Magnetic memories, in particular, magnetic random access memories (MRAMs) are nonvolatile memories capable of attaining high-speed operation, and rewriting data unlimited times. MRAMs have partially started to be put into practical use, and have further developed to make the multiusability thereof higher. MRAMs each make use of a magnetic body as a memory element, and memorize a data corresponding to the direction of the magnetization of the magnetic body. In order to write a desired data into the memory element, the magnetization of the magnetic body is switched to a direction corresponding to the data. As the method for the magnetization-direction-switching, many methods are suggested. The methods are common to each other in that an electric current (hereinafter referred to as a “writing current”) is used.
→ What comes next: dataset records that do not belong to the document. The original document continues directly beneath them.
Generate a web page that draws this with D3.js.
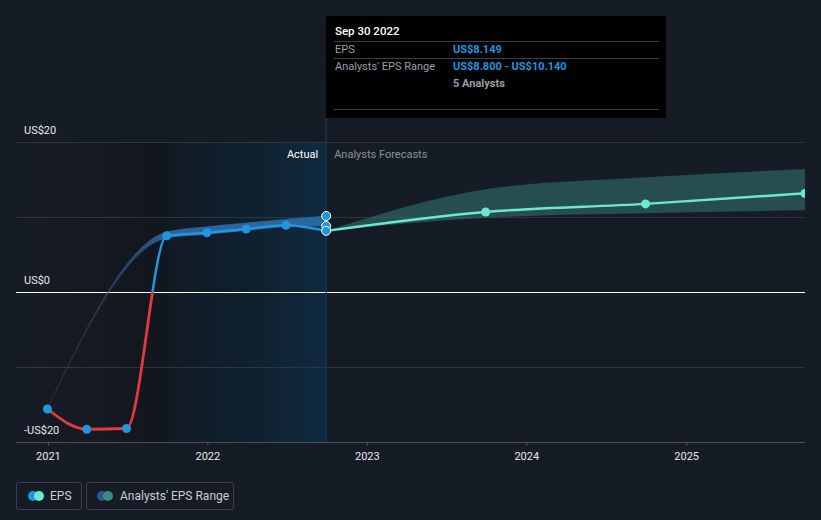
<!DOCTYPE html>
<html><head><meta charset="utf-8">
<script src="https://cdn.jsdelivr.net/npm/d3@7"></script>
<style>
html,body{margin:0;padding:0;background:#161c26;}
svg{display:block;font-family:Roboto,"Noto Sans",sans-serif;}
</style></head>
<body><svg id="c" width="821" height="520"></svg>
<script>
// ---- data ----
const actualDates = ["2020-12-31","2021-03-31","2021-06-30","2021-09-30","2021-12-31","2022-03-31","2022-06-30","2022-09-30"];
const actualEPS = [-15.6, -18.3, -18.2, 7.5, 7.9, 8.4, 8.9, 8.149];
const rangeDates = ["2020-12-31","2021-09-30","2021-12-31","2022-03-31","2022-06-30","2022-09-30"];
const rangeLow = [-15.6, 7.2, 7.7, 8.2, 8.7, 8.8];
const rangeHigh = [-15.4, 8.0, 8.7, 9.2, 9.7, 10.14];
const fcDates = ["2022-09-30","2023-09-30","2024-09-30","2025-09-30"];
const fcEPS = [8.149, 10.67, 11.75, 13.15];
const fcLow = [8.149, 9.9, 10.5, 10.9];
const fcHigh = [8.149, 13.7, 15.3, 16.4];
const yTicks = [20, 0, -20];
const yTickLabels = ["US$20", "US$0", "-US$20"];
const gridValues = [20, 10, -10];
const xTickYears = [2021, 2022, 2023, 2024, 2025];

const P = d3.timeParse("%Y-%m-%d");
const svg = d3.select("#c");
const x = d3.scaleTime().domain([new Date(2020, 9, 20), new Date(2025, 8, 30)]).range([16, 805]);
const y = d3.scaleLinear().domain([-20, 20]).range([442, 142]);

const defs = svg.append("defs");
function lg(id, stops) {
  const g = defs.append("linearGradient").attr("id", id).attr("x1", 0).attr("x2", 1).attr("y1", 0).attr("y2", 0);
  stops.forEach(s => g.append("stop").attr("offset", s[0]).attr("stop-color", s[1]).attr("stop-opacity", s[2] == null ? 1 : s[2]));
}
lg("gPast", [[0, "#161c26"], [1, "#12161e"]]);
lg("gAct", [[0, "#111a24"], [0.5, "#10202f"], [1, "#0f2a40"]]);
const xStart = x(P(actualDates[0])), xSep21 = x(P("2021-09-30")), xNow = x(P("2022-09-30"));
const bg = defs.append("linearGradient").attr("id", "gBand").attr("gradientUnits", "userSpaceOnUse")
  .attr("x1", xStart).attr("x2", xSep21).attr("y1", 0).attr("y2", 0);
bg.append("stop").attr("offset", 0).attr("stop-color", "#6a2a30").attr("stop-opacity", 0.3);
bg.append("stop").attr("offset", 0.45).attr("stop-color", "#3a4a70").attr("stop-opacity", 0.5);
bg.append("stop").attr("offset", 1).attr("stop-color", "#2a6aa3").attr("stop-opacity", 0.95);

defs.append("clipPath").attr("id", "plot").append("rect").attr("x", 16).attr("y", 100).attr("width", 789).attr("height", 350);
defs.append("clipPath").attr("id", "pos").append("rect").attr("x", 0).attr("y", 0).attr("width", 821).attr("height", y(0));
defs.append("clipPath").attr("id", "neg").append("rect").attr("x", 0).attr("y", y(0)).attr("width", 821).attr("height", 200);

// background regions
svg.append("rect").attr("x", 16).attr("y", y(20)).attr("width", xSep21 - 16).attr("height", y(-20) - y(20)).attr("fill", "url(#gPast)");
svg.append("rect").attr("x", xSep21).attr("y", y(20)).attr("width", xNow - xSep21).attr("height", y(-20) - y(20)).attr("fill", "url(#gAct)");

// grid
svg.selectAll(".grid").data(gridValues).enter().append("line")
  .attr("x1", 16).attr("x2", 805).attr("y1", d => Math.round(y(d)) + 0.5).attr("y2", d => Math.round(y(d)) + 0.5)
  .attr("stroke", "#2f343d").attr("stroke-width", 1);
svg.append("line").attr("x1", 16).attr("x2", 805).attr("y1", Math.round(y(0)) + 0.5).attr("y2", Math.round(y(0)) + 0.5).attr("stroke", "#ffffff").attr("stroke-width", 1);

// y labels
svg.selectAll(".yl").data(yTicks).enter().append("text")
  .attr("x", 24).attr("y", d => y(d) - 8).text((d, i) => yTickLabels[i])
  .attr("fill", "#e8e8e8").attr("font-size", 11);

// x axis
const xAxis = d3.axisBottom(x).tickValues(xTickYears.map(yr => new Date(yr, 0, 1)))
  .tickFormat(d3.timeFormat("%Y")).tickSize(4).tickPadding(6);
const ax = svg.append("g").attr("transform", `translate(0,${y(-20)})`).call(xAxis);
ax.select(".domain").attr("stroke", "#4a4f58").attr("d", "M16,0.5H805");
ax.selectAll(".tick line").attr("stroke", "#4a4f58");
ax.selectAll(".tick text").attr("fill", "#e8e8e8").attr("font-size", 11).attr("font-family", "Roboto,sans-serif");

const g = svg.append("g").attr("clip-path", "url(#plot)");

// forecast band
const fc = fcDates.map((d, i) => ({d: P(d), v: fcEPS[i], lo: fcLow[i], hi: fcHigh[i]}));
g.append("path").datum(fc)
  .attr("d", d3.area().curve(d3.curveMonotoneX).x(d => x(d.d)).y0(d => y(d.lo)).y1(d => y(d.hi)))
  .attr("fill", "#3a8a82").attr("fill-opacity", 0.45);

// actual band
const rb = rangeDates.map((d, i) => ({d: P(d), lo: rangeLow[i], hi: rangeHigh[i]}));
g.append("path").datum(rb)
  .attr("d", d3.area().curve(d3.curveMonotoneX).x(d => x(d.d)).y0(d => y(d.lo)).y1(d => y(d.hi)))
  .attr("fill", "url(#gBand)").attr("stroke", "url(#gBand)").attr("stroke-width", 0.6);

// actual line
const ac = actualDates.map((d, i) => ({d: P(d), v: actualEPS[i]}));
const line = d3.line().curve(d3.curveMonotoneX).x(d => x(d.d)).y(d => y(d.v));
g.append("path").datum(ac).attr("d", line).attr("fill", "none").attr("stroke", "#2394df").attr("stroke-width", 2.5).attr("clip-path", "url(#pos)");
g.append("path").datum(ac).attr("d", line).attr("fill", "none").attr("stroke", "#e5393e").attr("stroke-width", 2.8).attr("clip-path", "url(#neg)");

// forecast line
g.append("path").datum(fc).attr("d", line).attr("fill", "none").attr("stroke", "#6ee7d0").attr("stroke-width", 2.5);

// points
g.selectAll(".ap").data(ac.slice(0, -1)).enter().append("circle")
  .attr("cx", d => x(d.d)).attr("cy", d => y(d.v)).attr("r", 4.5).attr("fill", "#2394df");
g.selectAll(".fp").data(fc.slice(1)).enter().append("circle")
  .attr("cx", d => x(d.d)).attr("cy", d => y(d.v)).attr("r", 4.5).attr("fill", "#6ee7d0");

// vertical marker
svg.append("line").attr("x1", xNow).attr("x2", xNow).attr("y1", 118).attr("y2", y(-20))
  .attr("stroke", "#1a3a57").attr("stroke-width", 1.2);

// highlighted points
const last = ac[ac.length - 1];
[rangeHigh[rangeHigh.length - 1], rangeLow[rangeLow.length - 1], last.v].forEach(v => {
  svg.append("circle").attr("cx", xNow).attr("cy", y(v)).attr("r", 4.5)
    .attr("fill", "#2394df").attr("stroke", "#ffffff").attr("stroke-width", 1);
});

// Actual / Forecast labels
svg.append("text").attr("x", xNow - 8).attr("y", 158).attr("text-anchor", "end").attr("fill", "#ffffff").attr("font-size", 11).text("Actual");
svg.append("text").attr("x", xNow + 8).attr("y", 158).attr("fill", "#8b9098").attr("font-size", 11).text("Analysts Forecasts");

// tooltip
const tt = svg.append("g");
tt.append("rect").attr("x", 326).attr("y", 16).attr("width", 340).attr("height", 102).attr("fill", "#000000");
tt.append("text").attr("x", 335).attr("y", 35).attr("fill", "#ffffff").attr("font-size", 11.5).attr("font-weight", 500).text("Sep 30 2022");
[41, 58, 109].forEach(yy => tt.append("line").attr("x1", 334).attr("x2", 659).attr("y1", yy + 0.5).attr("y2", yy + 0.5).attr("stroke", "#3a3e45"));
tt.append("text").attr("x", 335).attr("y", 53).attr("fill", "#9a9ea5").attr("font-size", 11).text("EPS");
tt.append("text").attr("x", 453).attr("y", 53).attr("fill", "#2394df").attr("font-size", 11).attr("font-weight", 700).text("US$" + last.v.toFixed(3));
tt.append("text").attr("x", 335).attr("y", 70).attr("fill", "#9a9ea5").attr("font-size", 11).text("Analysts' EPS Range");
tt.append("text").attr("x", 453).attr("y", 70).attr("fill", "#2394df").attr("font-size", 11).attr("font-weight", 700)
  .text("US$" + rangeLow[rangeLow.length - 1].toFixed(3) + " - US$" + rangeHigh[rangeHigh.length - 1].toFixed(3));
tt.append("text").attr("x", 453).attr("y", 87).attr("fill", "#9a9ea5").attr("font-size", 11).attr("font-weight", 700).text("5 Analysts");

// legend
const lgG = svg.append("g");
lgG.append("rect").attr("x", 16.5).attr("y", 482.5).attr("width", 65).attr("height", 27).attr("rx", 2).attr("fill", "none").attr("stroke", "#3b404a");
lgG.append("circle").attr("cx", 33).attr("cy", 496).attr("r", 5).attr("fill", "#2394df");
lgG.append("circle").attr("cx", 39).attr("cy", 496).attr("r", 5).attr("fill", "#6ee7d0");
lgG.append("text").attr("x", 50).attr("y", 500).attr("fill", "#c9ccd1").attr("font-size", 12).text("EPS");
lgG.append("rect").attr("x", 86.5).attr("y", 482.5).attr("width", 147).attr("height", 27).attr("rx", 2).attr("fill", "none").attr("stroke", "#3b404a");
lgG.append("circle").attr("cx", 102).attr("cy", 496).attr("r", 5).attr("fill", "#245f8f");
lgG.append("circle").attr("cx", 108).attr("cy", 496).attr("r", 5).attr("fill", "#3d8a80");
lgG.append("text").attr("x", 120).attr("y", 500).attr("fill", "#c9ccd1").attr("font-size", 12).text("Analysts' EPS Range");
</script></body></html>
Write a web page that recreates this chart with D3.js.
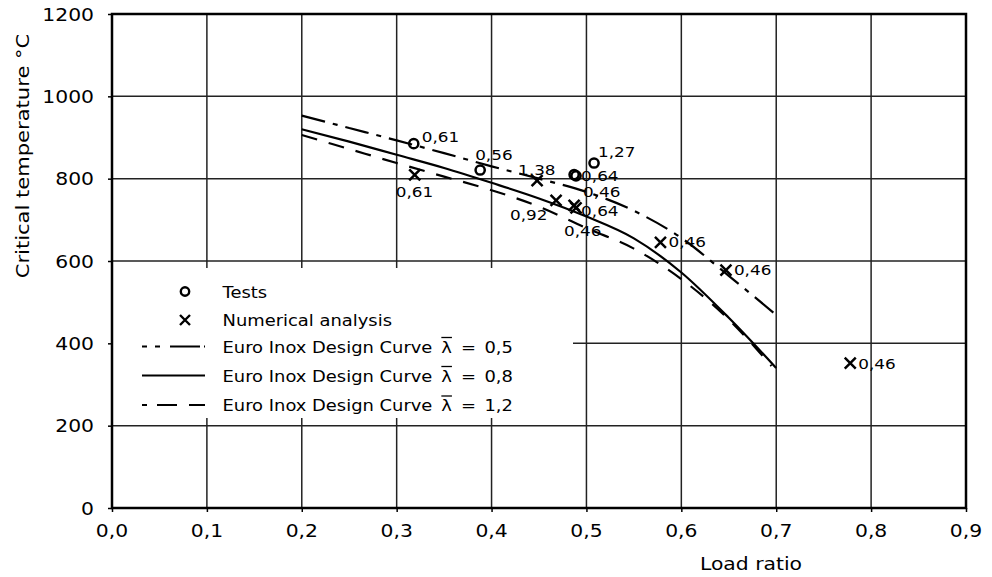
<!DOCTYPE html>
<html>
<head>
<meta charset="utf-8">
<script src="https://cdn.jsdelivr.net/npm/d3@7"></script>
<style>
  html, body { margin: 0; padding: 0; background: #fff; }
  svg { display: block; font-family: "DejaVu Sans", sans-serif; }
</style>
</head>
<body>
<svg id="chart" width="992" height="577"></svg>
<script>
// ---------------- data ----------------
const xTicks = [0, 0.1, 0.2, 0.3, 0.4, 0.5, 0.6, 0.7, 0.8, 0.9];
const yTicks = [0, 200, 400, 600, 800, 1000, 1200];
const xTickLabels = ["0,0", "0,1", "0,2", "0,3", "0,4", "0,5", "0,6", "0,7", "0,8", "0,9"];

// Tests (circles)
const testX = [0.318, 0.388, 0.487, 0.489, 0.508];
const testY = [885, 821, 810, 807, 838];
const testLabel = ["0,61", "0,56", "0,64", "0,46", "1,27"];

// Numerical analysis (crosses)
const numX = [0.319, 0.448, 0.468, 0.487, 0.489, 0.578, 0.647, 0.778];
const numY = [809, 795, 747, 735, 729, 645, 578, 352];
const numLabel = ["0,61", "1,38", "0,92", "0,64", "0,46", "0,46", "0,46", "0,46"];

// Euro Inox design curves
const curveX05 = [0.2, 0.25, 0.3, 0.35, 0.4, 0.45, 0.5, 0.55, 0.6, 0.65, 0.7];
const curveY05 = [953, 923, 893, 862, 830, 800, 768, 722, 656, 564, 469];
const curveX08 = [0.2, 0.25, 0.3, 0.35, 0.4, 0.45, 0.5, 0.55, 0.6, 0.65, 0.7];
const curveY08 = [920, 890, 858, 826, 790, 752, 708, 655, 572, 462, 340];
const curveX12 = [0.2, 0.25, 0.3, 0.35, 0.4, 0.45, 0.5, 0.55, 0.6, 0.65, 0.695];
const curveY12 = [906, 872, 838, 805, 772, 732, 680, 630, 556, 458, 345];

const legendLabels = ["Tests", "Numerical analysis", "Euro Inox Design Curve", "Euro Inox Design Curve", "Euro Inox Design Curve"];
const lambdaValues = ["0,5", "0,8", "1,2"];

// ---------------- layout / styles ----------------
const svg = d3.select("#chart");
const x = d3.scaleLinear().domain([0, 0.9]).range([112, 966]);
const y = d3.scaleLinear().domain([0, 1200]).range([508, 14]);

const SX = 1.13; // horizontal glyph stretch of the reference font

function stretchedText(parent, px, py, str, size, anchor, sx, rot) {
  const g = parent.append("g")
    .attr("transform", `translate(${px},${py})` + (rot ? ` rotate(${rot})` : "") + ` scale(${sx},1)`);
  const t = g.append("text")
    .attr("x", 0).attr("y", 0)
    .attr("font-size", size)
    .attr("text-anchor", anchor || "start")
    .attr("fill", "#000")
    .text(str);
  return { g, t };
}

// gridlines
const grid = svg.append("g");
grid.selectAll("line.vx").data(xTicks.slice(1, -1)).join("line")
  .attr("x1", d => x(d)).attr("x2", d => x(d))
  .attr("y1", y(1200)).attr("y2", y(0))
  .attr("stroke", "#222").attr("stroke-width", 1.5);
grid.selectAll("line.hy").data(yTicks.slice(1, -1)).join("line")
  .attr("x1", x(0)).attr("x2", x(0.9))
  .attr("y1", d => y(d)).attr("y2", d => y(d))
  .attr("stroke", "#222").attr("stroke-width", 1.5);

// legend background (hides the grid behind the key, as in the reference)
const legG = svg.append("g");
legG.append("rect").attr("x", x(0) + 1).attr("y", 268).attr("width", 460).attr("height", 150).attr("fill", "#fff");

// axes via d3 (ticks only, labels drawn stretched)
const xAxis = d3.axisBottom(x).tickValues(xTicks).tickSize(4).tickFormat("");
const yAxis = d3.axisLeft(y).tickValues(yTicks).tickSize(4).tickFormat("");
const gx = svg.append("g").attr("transform", `translate(0,${y(0)})`).call(xAxis);
const gy = svg.append("g").attr("transform", `translate(${x(0)},0)`).call(yAxis);
[gx, gy].forEach(g => {
  g.select(".domain").remove();
  g.selectAll("line").attr("stroke", "#000").attr("stroke-width", 1.5);
});

// frame
svg.append("rect")
  .attr("x", x(0)).attr("y", y(1200))
  .attr("width", x(0.9) - x(0)).attr("height", y(0) - y(1200))
  .attr("fill", "none").attr("stroke", "#000").attr("stroke-width", 2.5);

// tick labels
xTicks.forEach((v, i) => stretchedText(svg, x(v), 537, xTickLabels[i], 18, "middle", SX));
yTicks.forEach(v => stretchedText(svg, 94, y(v) + 6.5, String(v), 18, "end", SX));

// axis titles
stretchedText(svg, 751, 570, "Load ratio", 18, "middle", SX);
stretchedText(svg, 29, 156, "Critical temperature °C", 18, "middle", 1.17, -90);

// curves
const line = d3.line().x(d => x(d[0])).y(d => y(d[1])).curve(d3.curveMonotoneX);
const curves = [
  { xs: curveX05, ys: curveY05, dash: "24,8,5,8" },
  { xs: curveX08, ys: curveY08, dash: null },
  { xs: curveX12, ys: curveY12, dash: "16,12" }
];
curves.forEach(c => {
  svg.append("path")
    .datum(c.xs.map((v, i) => [v, c.ys[i]]))
    .attr("d", line)
    .attr("fill", "none").attr("stroke", "#000").attr("stroke-width", 2.2)
    .attr("stroke-dasharray", c.dash);
});

// markers
function drawCross(px, py, s) {
  svg.append("path")
    .attr("d", `M${px - s},${py - s}L${px + s},${py + s}M${px - s},${py + s}L${px + s},${py - s}`)
    .attr("stroke", "#000").attr("stroke-width", 2.5).attr("fill", "none");
}
testX.forEach((v, i) => {
  svg.append("circle").attr("cx", x(v)).attr("cy", y(testY[i])).attr("r", 4.6)
    .attr("fill", "none").attr("stroke", "#000").attr("stroke-width", 2.5);
});
numX.forEach((v, i) => drawCross(x(v), y(numY[i]), 5.5));

// data labels (offsets in px)
const testOff = [[8, -2], [-5, -10], [7, 6], [7, 21], [4, -6]];
const numOff = [[-19, 22], [-19, -6], [-46, 20], [7, 11], [-12, 28], [8, 5], [8, 5], [8, 6]];
testX.forEach((v, i) => stretchedText(svg, x(v) + testOff[i][0], y(testY[i]) + testOff[i][1], testLabel[i], 14.5, "start", 1.16));
numX.forEach((v, i) => stretchedText(svg, x(v) + numOff[i][0], y(numY[i]) + numOff[i][1], numLabel[i], 14.5, "start", 1.16));

// legend
const legRows = [291.5, 320, 346.5, 375.5, 405];
legG.append("circle").attr("cx", 185).attr("cy", legRows[0]).attr("r", 4.2)
  .attr("fill", "none").attr("stroke", "#000").attr("stroke-width", 2.4);
legG.append("path")
  .attr("d", `M180,${legRows[1] - 5}L190,${legRows[1] + 5}M180,${legRows[1] + 5}L190,${legRows[1] - 5}`)
  .attr("stroke", "#000").attr("stroke-width", 2.4);
curves.forEach((c, i) => {
  legG.append("line").attr("x1", 142).attr("x2", 205)
    .attr("y1", legRows[i + 2]).attr("y2", legRows[i + 2])
    .attr("stroke", "#000").attr("stroke-width", 2.2)
    .attr("stroke-dasharray", i === 0 ? "5,8,5,10,30,4" : (i === 2 ? "5,10,20,12,18" : null));
});
legendLabels.forEach((lab, i) => {
  const { g, t } = stretchedText(legG, 222.5, legRows[i] + 6, lab, 16, "start", 1.12);
  if (i >= 2) {
    const base = t.node().getComputedTextLength() + 8;
    const lt = g.append("text").attr("x", base).attr("y", 0).attr("font-size", 16).attr("fill", "#000").text("λ");
    const lw = lt.node().getComputedTextLength();
    g.append("line").attr("x1", base).attr("x2", base + lw).attr("y1", -15).attr("y2", -15)
      .attr("stroke", "#000").attr("stroke-width", 1.3);
    g.append("text").attr("x", base + lw + 8).attr("y", 0).attr("font-size", 16).attr("fill", "#000")
      .text("=");
    g.append("text").attr("x", base + lw + 29).attr("y", 0).attr("font-size", 16).attr("fill", "#000")
      .text(lambdaValues[i - 2]);
  }
});
</script>
</body>
</html>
To put MRAMs into practical use, very important is how much the writing current can be made small.
Non-Patent Document 1 (N. Sakimura et al., “MRAM Cell Technology for Over 500-MHz SoC”, IEEE JOURNAL OF SOLID-STATE CIRCUITS, VOL. 42, NO. 4, pp. 830-838, 2007) states that by decreasing the writing current given to MRAMs to 0.5 mA or less, the cell area thereof is made equivalent to that of the existing consolidated SRAMs.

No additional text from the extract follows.